In the listing below, pick out lines with "matches".

[Raw records]
###

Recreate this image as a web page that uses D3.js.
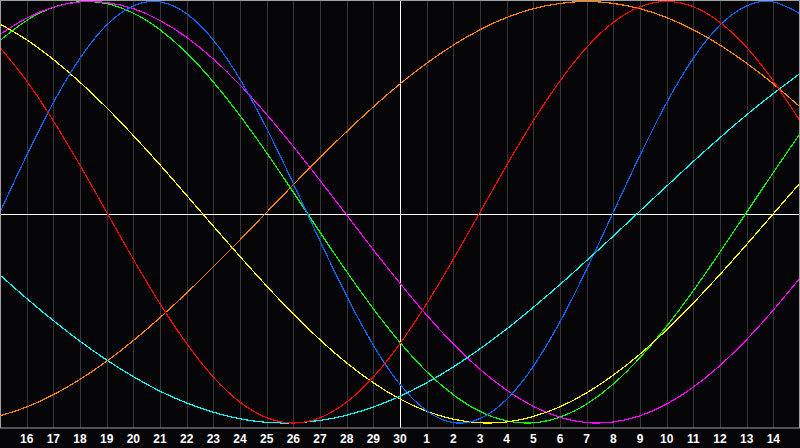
<!DOCTYPE html>
<html lang="en">
<head>
<meta charset="utf-8">
<title>Biorhythm</title>
<script src="https://cdn.jsdelivr.net/npm/d3@7"></script>
<style>
  body { margin: 0; background: #050508; }
  svg { display: block; }
</style>
</head>
<body>
<script>
// day labels under the grid (t = 1..29)
var dayLabels = ["16","17","18","19","20","21","22","23","24","25","26","27","28","29","30",
                 "1","2","3","4","5","6","7","8","9","10","11","12","13","14"];

// curve values, one per day position t = 0..30
var red     = [0.782,0.623,0.434,0.223,0,-0.223,-0.434,-0.623,-0.782,-0.901,-0.975,-1,-0.975,-0.901,-0.782,-0.623,-0.434,-0.223,0,0.223,0.434,0.623,0.782,0.901,0.975,1,0.975,0.901,0.782,0.623,0.434];
var blue    = [0,0.270,0.520,0.731,0.888,0.979,0.998,0.942,0.817,0.631,0.398,0.136,-0.136,-0.398,-0.631,-0.817,-0.942,-0.998,-0.979,-0.888,-0.731,-0.520,-0.270,0,0.270,0.520,0.731,0.888,0.979,0.998,0.942];
var green   = [0.815,0.910,0.972,0.999,0.990,0.945,0.866,0.756,0.618,0.458,0.282,0.095,-0.095,-0.282,-0.458,-0.618,-0.756,-0.866,-0.945,-0.990,-0.999,-0.972,-0.910,-0.815,-0.690,-0.541,-0.372,-0.189,0,0.189,0.372];
var magenta = [0.844,0.921,0.973,0.998,0.995,0.966,0.910,0.830,0.727,0.604,0.464,0.312,0.151,-0.013,-0.178,-0.337,-0.488,-0.625,-0.745,-0.844,-0.921,-0.973,-0.998,-0.995,-0.966,-0.910,-0.830,-0.727,-0.604,-0.464,-0.312];
var yellow  = [0.893,0.818,0.725,0.617,0.496,0.364,0.225,0.080,-0.066,-0.210,-0.350,-0.483,-0.605,-0.715,-0.809,-0.886,-0.944,-0.982,-0.999,-0.995,-0.969,-0.923,-0.857,-0.773,-0.673,-0.558,-0.431,-0.295,-0.153,-0.007,0.139];
var orange  = [-0.966,-0.924,-0.866,-0.793,-0.707,-0.609,-0.5,-0.383,-0.259,-0.131,0,0.131,0.259,0.383,0.5,0.609,0.707,0.793,0.866,0.924,0.966,0.991,1,0.991,0.966,0.924,0.866,0.793,0.707,0.609,0.5];
var cyan    = [-0.298,-0.409,-0.514,-0.612,-0.701,-0.780,-0.849,-0.905,-0.949,-0.980,-0.997,-0.999,-0.988,-0.963,-0.924,-0.873,-0.809,-0.734,-0.648,-0.554,-0.451,-0.343,-0.229,-0.113,0.006,0.124,0.241,0.354,0.462,0.563,0.658];

var series = [
  { values: green,   color: "#00ff00" },
  { values: magenta, color: "#ff00ff" },
  { values: yellow,  color: "#ffff00" },
  { values: blue,    color: "#0a64ff" },
  { values: cyan,    color: "#00ffff" },
  { values: orange,  color: "#ff8000" },
  { values: red,     color: "#ff0000" }
];

var w = 800, h = 448, plotH = 428;

var x = d3.scaleLinear().domain([0, 30]).range([0, 800]);
var y = d3.scaleLinear().domain([-1, 1]).range([423, 1.5]);

var svg = d3.select("body").append("svg")
  .attr("width", w)
  .attr("height", h);

svg.append("rect")
  .attr("width", w).attr("height", h)
  .attr("fill", "#050508");

// vertical day grid
svg.append("g")
  .selectAll("line")
  .data(d3.range(1, 30))
  .enter().append("line")
  .attr("x1", function(d) { return Math.round(x(d)) + 0.5; })
  .attr("x2", function(d) { return Math.round(x(d)) + 0.5; })
  .attr("y1", 0).attr("y2", plotH)
  .attr("stroke", function(d) { return d === 15 ? "#ffffff" : "#363638"; });

// zero line
svg.append("line")
  .attr("x1", 0).attr("x2", w)
  .attr("y1", 214.5).attr("y2", 214.5)
  .attr("stroke", "#ffffff");

// curves
var line = d3.line()
  .x(function(d, i) { return x(i); })
  .y(function(d) { return y(d); })
  .curve(d3.curveNatural);

svg.append("g")
  .selectAll("path")
  .data(series)
  .enter().append("path")
  .attr("d", function(s) { return line(s.values); })
  .attr("fill", "none")
  .attr("stroke", function(s) { return s.color; })
  .attr("stroke-width", 1.2)
  .attr("shape-rendering", "crispEdges");

// border
svg.append("rect")
  .attr("x", 0.5).attr("y", 0.5)
  .attr("width", 799).attr("height", plotH - 0.5)
  .attr("fill", "none")
  .attr("stroke", "#a0a0a0");

// day labels
svg.append("g")
  .selectAll("text")
  .data(dayLabels)
  .enter().append("text")
  .attr("x", function(d, i) { return x(i + 1); })
  .attr("y", 443)
  .attr("text-anchor", "middle")
  .attr("fill", "#ffffff")
  .attr("font-family", "'Liberation Sans', Arial, sans-serif")
  .attr("font-weight", "bold")
  .attr("font-size", "12px")
  .text(function(d) { return d; });
</script>
</body>
</html>
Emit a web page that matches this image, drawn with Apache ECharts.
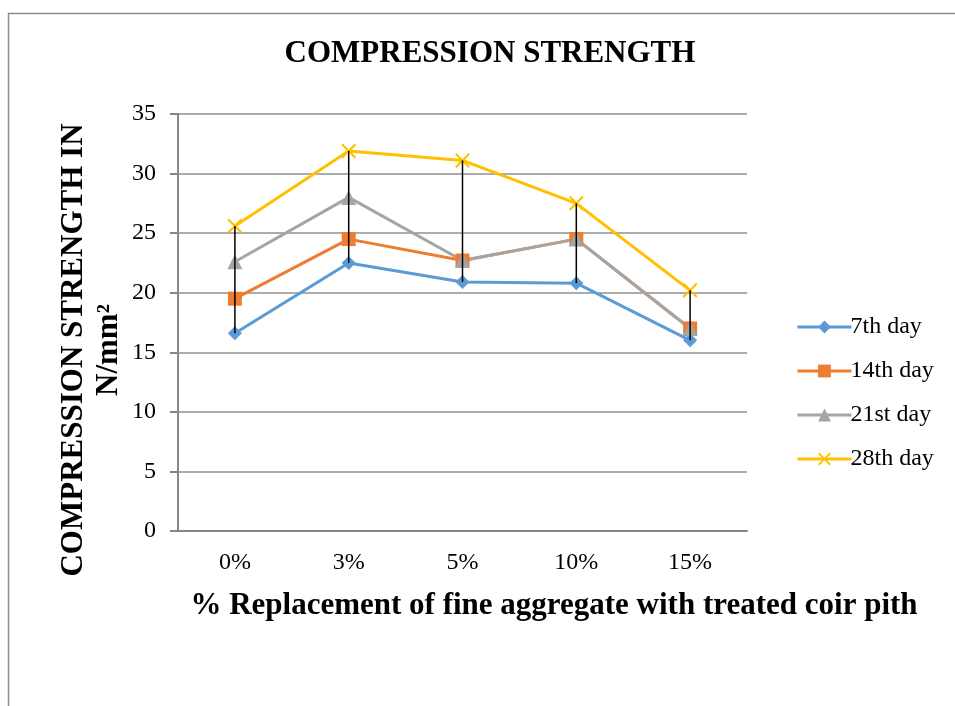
<!DOCTYPE html>
<html>
<head>
<meta charset="utf-8">
<script src="https://cdn.jsdelivr.net/npm/echarts@6/dist/echarts.min.js"></script>
<style>
html,body{margin:0;padding:0;background:#fff;}
#main{width:955px;height:706px;}
</style>
</head>
<body>
<div id="main"></div>
<script>
var categories = ['0%', '3%', '5%', '10%', '15%'];
var day7  = [16.6, 22.5, 20.9, 20.8, 16.0];
var day14 = [19.5, 24.5, 22.7, 24.5, 17.0];
var day21 = [22.6, 28.0, 22.7, 24.5, 17.0];
var day28 = [25.6, 31.9, 31.1, 27.5, 20.2];
var yTicks = [0, 5, 10, 15, 20, 25, 30, 35];
var seriesNames = ['7th day', '14th day', '21st day', '28th day'];

var allSeries = [day7, day14, day21, day28];
var hiLo = categories.map(function (c, i) {
  var vals = allSeries.map(function (s) { return s[i]; });
  return [i, Math.min.apply(null, vals), Math.max.apply(null, vals)];
});

var FONT = '"Liberation Serif", "Times New Roman", serif';
var xPath = 'path://M0,1 L1,0 L5,4 L9,0 L10,1 L6,5 L10,9 L9,10 L5,6 L1,10 L0,9 L4,5 Z';

var chart = echarts.init(document.getElementById('main'), null, {renderer: 'canvas'});
chart.setOption({
  animation: false,
  backgroundColor: '#fff',
  textStyle: {fontFamily: FONT},
  title: {
    text: 'COMPRESSION STRENGTH',
    left: 485, top: 33, textAlign: 'center',
    textStyle: {fontFamily: FONT, fontWeight: 'bold', fontSize: 31, color: '#000'}
  },
  grid: {left: 178, right: 208, top: 114, bottom: 175, containLabel: false},
  legend: {
    orient: 'vertical', left: 791, top: 310,
    itemWidth: 54, itemHeight: 16, itemGap: 20,
    data: seriesNames,
    lineStyle: {width: 3},
    textStyle: {fontFamily: FONT, fontSize: 24, color: '#000', padding: [0, 0, 0, -6]}
  },
  xAxis: {
    type: 'category', data: categories, boundaryGap: true,
    axisLine: {lineStyle: {color: '#868686', width: 2}},
    axisTick: {show: false},
    axisLabel: {fontFamily: FONT, fontSize: 24, color: '#000', margin: 20}
  },
  yAxis: {
    type: 'value', min: 0, max: 35, interval: 5,
    axisLine: {show: true, lineStyle: {color: '#868686', width: 2}},
    axisTick: {show: true, length: 8, lineStyle: {color: '#868686', width: 2}},
    axisLabel: {fontFamily: FONT, fontSize: 24, color: '#000', margin: 22},
    splitLine: {lineStyle: {color: '#909090', width: 1.5}}
  },
  graphic: [
    {type: 'rect', left: 6, top: 11, shape: {width: 1000, height: 1000},
     style: {fill: 'none', stroke: '#8c8c8c', lineWidth: 1.5}, silent: true},
    {type: 'text', x: 91, y: 350, rotation: Math.PI / 2,
     style: {text: 'COMPRESSION STRENGTH IN\nN/mm²', font: 'bold 31px ' + FONT,
             fill: '#000', align: 'center', verticalAlign: 'middle', lineHeight: 35}},
    {type: 'text', x: 554, y: 606,
     style: {text: '% Replacement of fine aggregate with treated coir pith', font: 'bold 31px ' + FONT,
             fill: '#000', align: 'center', verticalAlign: 'middle'}}
  ],
  series: [
    {name: '7th day', type: 'line', data: day7, symbol: 'diamond', symbolSize: 14,
     lineStyle: {color: '#5B9BD5', width: 3}, itemStyle: {color: '#5B9BD5'}, z: 3},
    {name: '14th day', type: 'line', data: day14, symbol: 'rect', symbolSize: 14,
     lineStyle: {color: '#ED7D31', width: 3}, itemStyle: {color: '#ED7D31'}, z: 3},
    {name: '21st day', type: 'line', data: day21, symbol: 'triangle', symbolSize: 15,
     lineStyle: {color: '#A5A5A5', width: 3}, itemStyle: {color: '#A5A5A5'}, z: 3},
    {name: '28th day', type: 'line', data: day28, symbol: xPath, symbolSize: 15,
     lineStyle: {color: '#FFC000', width: 3}, itemStyle: {color: '#FFC000'}, z: 3},
    {name: 'hilo', type: 'custom', data: hiLo, z: 4, silent: true,
     renderItem: function (params, api) {
       var p1 = api.coord([api.value(0), api.value(1)]);
       var p2 = api.coord([api.value(0), api.value(2)]);
       return {type: 'line', shape: {x1: p1[0], y1: p1[1], x2: p2[0], y2: p2[1]},
               style: {stroke: '#000', lineWidth: 1.5}};
     }}
  ]
});
</script>
</body>
</html>
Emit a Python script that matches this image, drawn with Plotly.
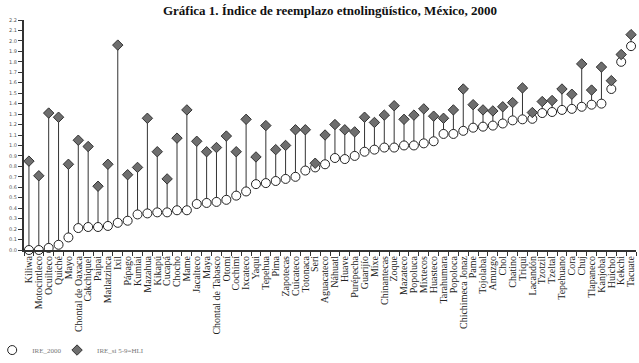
import plotly.graph_objects as go

categories = ["Kiliwa", "Motocintleco", "Ocuilteco", "Quiché", "Mayo", "Chontal de Oaxaca",
              "Cakchiquel", "Paipai", "Matlatzinca", "Ixil", "Pápago", "Kumiai", "Mazahua",
              "Kikapú", "Cucapá", "Chocho", "Mame", "Jacalteco", "Maya", "Chontal de Tabasco",
              "Otomí", "Cochimí", "Ixcateco", "Yaqui", "Tepehua", "Pima", "Zapotecas",
              "Cuicateco", "Totonaca", "Seri", "Aguacateco", "Náhuatl", "Huave", "Purépecha",
              "Guarijío", "Mixe", "Chinantecas", "Zoque", "Mazateco", "Popoluca", "Mixtecos",
              "Huasteco", "Tarahumara", "Popoloca", "Chichimeca Jonaz", "Pame", "Tojolabal",
              "Amuzgo", "Chol", "Chatino", "Triqui", "Lacandón", "Tzotzil", "Tzeltal",
              "Tepehuano", "Cora", "Chuj", "Tlapaneco", "Kanjobal", "Huichol", "Kekchi", "Tacuate"]

ire_2000 = [0.00, 0.00, 0.02, 0.05, 0.12, 0.21, 0.22, 0.22, 0.23, 0.26, 0.28, 0.34, 0.35,
            0.36, 0.36, 0.38, 0.38, 0.44, 0.45, 0.46, 0.48, 0.52, 0.56, 0.63, 0.64, 0.66,
            0.68, 0.70, 0.76, 0.79, 0.82, 0.88, 0.87, 0.90, 0.94, 0.96, 0.98, 0.98, 1.00,
            1.00, 1.02, 1.04, 1.11, 1.11, 1.14, 1.17, 1.18, 1.19, 1.21, 1.24, 1.25, 1.255,
            1.31, 1.32, 1.34, 1.35, 1.37, 1.39, 1.40, 1.54, 1.80, 1.95]

ire_si = [0.85, 0.71, 1.31, 1.27, 0.82, 1.05, 0.99, 0.61, 0.82, 1.96, 0.72, 0.79, 1.26,
          0.94, 0.68, 1.07, 1.34, 1.04, 0.94, 0.98, 1.09, 0.94, 1.25, 0.89, 1.19, 0.96,
          1.00, 1.15, 1.15, 0.83, 1.10, 1.20, 1.15, 1.13, 1.27, 1.22, 1.29, 1.38, 1.25,
          1.29, 1.35, 1.28, 1.26, 1.34, 1.54, 1.39, 1.34, 1.33, 1.37, 1.41, 1.55, 1.315,
          1.42, 1.43, 1.54, 1.49, 1.78, 1.53, 1.75, 1.62, 1.87, 2.06]

series_names = ["IRE_2000", "IRE_si 5-9=HLI"]
title_text = "Gráfica 1. Índice de reemplazo etnolingüístico, México, 2000"

lx, ly = [], []
for c, a, b in zip(categories, ire_2000, ire_si):
    lx += [c, c, None]
    ly += [a, b, None]

fig = go.Figure()
fig.add_trace(go.Scatter(x=lx, y=ly, mode="lines", line=dict(color="#333333", width=1),
                         showlegend=False, hoverinfo="skip", cliponaxis=False))
fig.add_trace(go.Scatter(x=categories, y=ire_2000, mode="markers", name=series_names[0],
                         marker=dict(symbol="circle", size=9, color="white",
                                     line=dict(color="#222222", width=1)),
                         cliponaxis=False, legend="legend"))
fig.add_trace(go.Scatter(x=categories, y=ire_si, mode="markers", name=series_names[1],
                         marker=dict(symbol="diamond", size=8, color="#6e6e6e",
                                     line=dict(color="#333333", width=1)),
                         cliponaxis=False, legend="legend2"))

legend_font = dict(family="Liberation Serif", size=7, color="#777777")

fig.update_layout(
    width=639, height=363,
    margin=dict(l=24, r=3, t=20, b=113, autoexpand=False),
    paper_bgcolor="white", plot_bgcolor="white",
    title=dict(text=title_text, x=0.5, xref="paper", y=0.985, yanchor="top",
               font=dict(family="Liberation Serif", size=13, color="#111111", weight="bold")),
    showlegend=True,
    legend=dict(orientation="h", x=-0.052, xanchor="left", y=-0.435, yanchor="middle",
                font=legend_font, bgcolor="rgba(0,0,0,0)"),
    legend2=dict(orientation="h", x=0.054, xanchor="left", y=-0.435, yanchor="middle",
                 font=legend_font, bgcolor="rgba(0,0,0,0)"),
    xaxis=dict(type="category", categoryorder="array", categoryarray=categories,
               range=[-0.5, len(categories) - 0.5], tickson="boundaries",
               tickmode="array", tickvals=categories, ticktext=categories,
               automargin=False,
               showline=True, linecolor="#333333", linewidth=2,
               ticks="outside", ticklen=4, tickcolor="#333333", tickwidth=1,
               tickangle=-90, showgrid=False, zeroline=False,
               tickfont=dict(family="Liberation Serif", size=10, color="#222222")),
    yaxis=dict(range=[0, 2.2], dtick=0.1, tickformat=".1f", automargin=False,
               showline=True, linecolor="#333333", linewidth=2,
               ticks="outside", ticklen=4, tickcolor="#333333", tickwidth=1,
               showgrid=False, zeroline=False,
               tickfont=dict(family="DejaVu Sans", size=5, color="#555555")),
)

fig.write_html("out.html", config={"displayModeBar": False},
               post_script="document.body.style.margin='0';document.body.style.overflow='hidden';")
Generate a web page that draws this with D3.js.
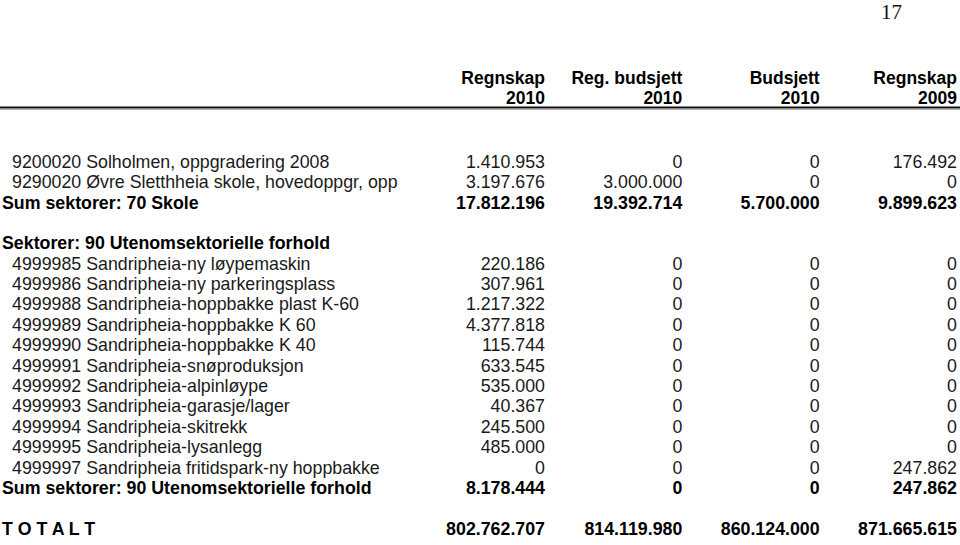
<!DOCTYPE html>
<html>
<head>
<meta charset="utf-8">
<script src="https://cdn.jsdelivr.net/npm/d3@7"></script>
<style>
  html, body { margin: 0; padding: 0; background: #fff; }
  svg { display: block; }
</style>
</head>
<body>
<script>
// ---- data ----
const pageNumber = "17";
const headLine1 = ["Regnskap", "Reg. budsjett", "Budsjett", "Regnskap"];
const headLine2 = ["2010", "2010", "2010", "2009"];

const rowLabels = [
  "9200020 Solholmen, oppgradering 2008",
  "9290020 Øvre Sletthheia skole, hovedoppgr, opp",
  "Sum sektorer: 70 Skole",
  "",
  "Sektorer: 90 Utenomsektorielle forhold",
  "4999985 Sandripheia-ny løypemaskin",
  "4999986 Sandripheia-ny parkeringsplass",
  "4999988 Sandripheia-hoppbakke plast K-60",
  "4999989 Sandripheia-hoppbakke K 60",
  "4999990 Sandripheia-hoppbakke K 40",
  "4999991 Sandripheia-snøproduksjon",
  "4999992 Sandripheia-alpinløype",
  "4999993 Sandripheia-garasje/lager",
  "4999994 Sandripheia-skitrekk",
  "4999995 Sandripheia-lysanlegg",
  "4999997 Sandripheia fritidspark-ny hoppbakke",
  "Sum sektorer: 90 Utenomsektorielle forhold",
  "",
  "T O T A L T"
];
const rowTypes = ["item","item","sum","blank","section","item","item","item","item","item","item","item","item","item","item","item","sum","blank","total"];

const regnskap2010 = [1410953, 3197676, 17812196, null, null, 220186, 307961, 1217322, 4377818, 115744, 633545, 535000, 40367, 245500, 485000, 0, 8178444, null, 802762707];
const regBudsjett2010 = [0, 3000000, 19392714, null, null, 0, 0, 0, 0, 0, 0, 0, 0, 0, 0, 0, 0, null, 814119980];
const budsjett2010 = [0, 0, 5700000, null, null, 0, 0, 0, 0, 0, 0, 0, 0, 0, 0, 0, 0, null, 860124000];
const regnskap2009 = [176492, 0, 9899623, null, null, 0, 0, 0, 0, 0, 0, 0, 0, 0, 0, 247862, 247862, null, 871665615];

const seriesValues = [regnskap2010, regBudsjett2010, budsjett2010, regnskap2009];

// ---- drawing ----
const W = 960, H = 545;
const svg = d3.select("body").append("svg").attr("width", W).attr("height", H);

const fontFamily = "'Liberation Sans', Arial, Helvetica, sans-serif";
const fs = 17.8;

const nb = d3.formatLocale({decimal: ",", thousands: ".", grouping: [3], currency: ["", ""]});
const fmt = nb.format(",d");

// column right edges
const colX = d3.scalePoint().domain(d3.range(headLine1.length)).range([545, 957]);
// row positions
const rowY = d3.scalePoint().domain(d3.range(rowLabels.length)).range([161.5, 528.5]);

// page number
svg.append("text")
  .attr("x", 902).attr("y", 19)
  .attr("text-anchor", "end")
  .attr("font-family", "'Liberation Serif', 'Times New Roman', serif")
  .attr("font-size", 21)
  .attr("fill", "#111")
  .text(pageNumber);

// headers
const hdr = svg.append("g")
  .attr("font-family", fontFamily)
  .attr("font-size", 17.5)
  .attr("font-weight", "bold")
  .attr("fill", "#000")
  .attr("text-anchor", "end");

hdr.selectAll("text.h1").data(headLine1).join("text")
  .attr("class", "h1")
  .attr("x", (d, i) => colX(i))
  .attr("y", 84)
  .text(d => d);

hdr.selectAll("text.h2").data(headLine2).join("text")
  .attr("class", "h2")
  .attr("x", (d, i) => colX(i))
  .attr("y", 104)
  .text(d => d);

// header rule
svg.append("line")
  .attr("x1", 0).attr("x2", W)
  .attr("y1", 107.5).attr("y2", 107.5)
  .attr("stroke", "#111").attr("stroke-width", 2.2);
svg.append("line")
  .attr("x1", 0).attr("x2", W)
  .attr("y1", 109.5).attr("y2", 109.5)
  .attr("stroke", "#999").attr("stroke-width", 0.8);

// rows
const rows = rowLabels.map((label, i) => ({label, type: rowTypes[i], i}));
const body = svg.append("g").attr("font-family", fontFamily).attr("font-size", fs);

const rowG = body.selectAll("g.row").data(rows).join("g")
  .attr("class", "row")
  .attr("transform", d => `translate(0,${rowY(d.i)})`);

rowG.append("text")
  .attr("x", d => d.type === "item" ? 12 : 2)
  .attr("dy", "0.35em")
  .attr("font-weight", d => d.type === "item" ? "normal" : "bold")
  .attr("fill", d => d.type === "item" ? "#1a1a1a" : "#000")
  .text(d => d.label);

rowG.each(function(d) {
  const g = d3.select(this);
  seriesValues.forEach((series, c) => {
    const v = series[d.i];
    if (v === null || v === undefined) return;
    g.append("text")
      .attr("x", colX(c))
      .attr("dy", "0.35em")
      .attr("text-anchor", "end")
      .attr("font-weight", d.type === "item" ? "normal" : "bold")
      .attr("fill", d.type === "item" ? "#1a1a1a" : "#000")
      .text(fmt(v));
  });
});
</script>
</body>
</html>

###

Answer for this exercise:
Emit a web page that matches this image, drawn with Apache ECharts.
Emit a Python script that matches this image, drawn with Plotly.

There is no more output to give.